The FHFA House Price Index rose 0.3% and it is up 6.5% for the year. 

Fed Chairman Jerome Powell testifies in front of Congress this morning at 10:00 am. Here are his prepared remarks. Nothing in the remarks jumps out at me as anything all that new, although Powell argues that the stability of the labor force participation rate over the past few years is a sign of strength, not weakness. Yes, baby boomers are retiring but their kids are entering the workforce so it should balance out. Below is a chart of the labor force participation rate going back to WWII. Note the steady rise beginning in the 1960s. That is the baby boom entering the workforce, and the secular change of more women entering the workforce. About half of those gains have been given back in the Great Recession. I think he is saying that the labor force participation rate should be trending even lower due to demographic factors, and that the stability of the past few years is evidence that the labor market is strong. Perhaps. 

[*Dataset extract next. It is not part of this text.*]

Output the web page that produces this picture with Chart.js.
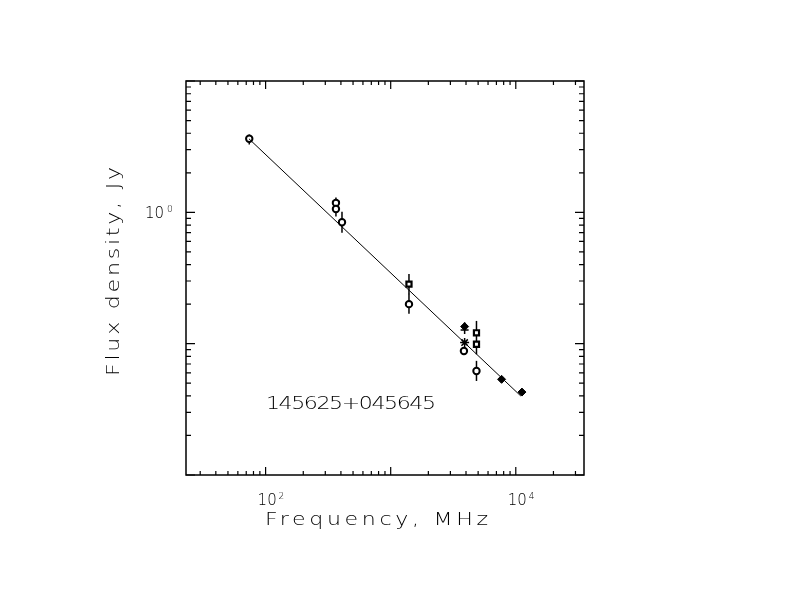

The Fed has always had a simple model of unemployment and inflation called the Phillips Curve. It basically says that unemployment will start driving inflation if it gets low enough. Historically economists have thought that unemployment levels in the low 4s would trigger it. So far we have seen some wage inflation in some skilled areas, but nothing widespread. Most of the inflation we have been seeing has been commodity push inflation driven by food and energy prices. These things often reverse, as higher prices invite new supply. Or in other words, the cure for high prices is high prices. 

You are beginning to see a new theory in academia - that the slow growth in wages is not due to a supply / demand issue, but is evidence of an antitrust problem, or at least a market failure. Hard to see how heavyweights like Wal Mart and McDonalds are colluding for low wage labor, but that;s what they believe, and they think the cure is a higher minimum wage, more unions, and exerting more oversight over the bigger employers. Occam's Razor says that labor-replacing technology is probably the driver, but that's no fun. 

Toll Brothers reported better-than expected earnings this morning, showing that there is still plenty of strength in the luxury sector of the market. Orders rose 19% in units, and ASPs rose 6.8% to $826k.  Margins are falling however, as increasing input and labor costs push against price hikes. 

Surprising stat: 35% of homebuyers bid on a home before seeing it in person. The young buyer is more likely to do this: almost half of Millennial buyers bid before seeing.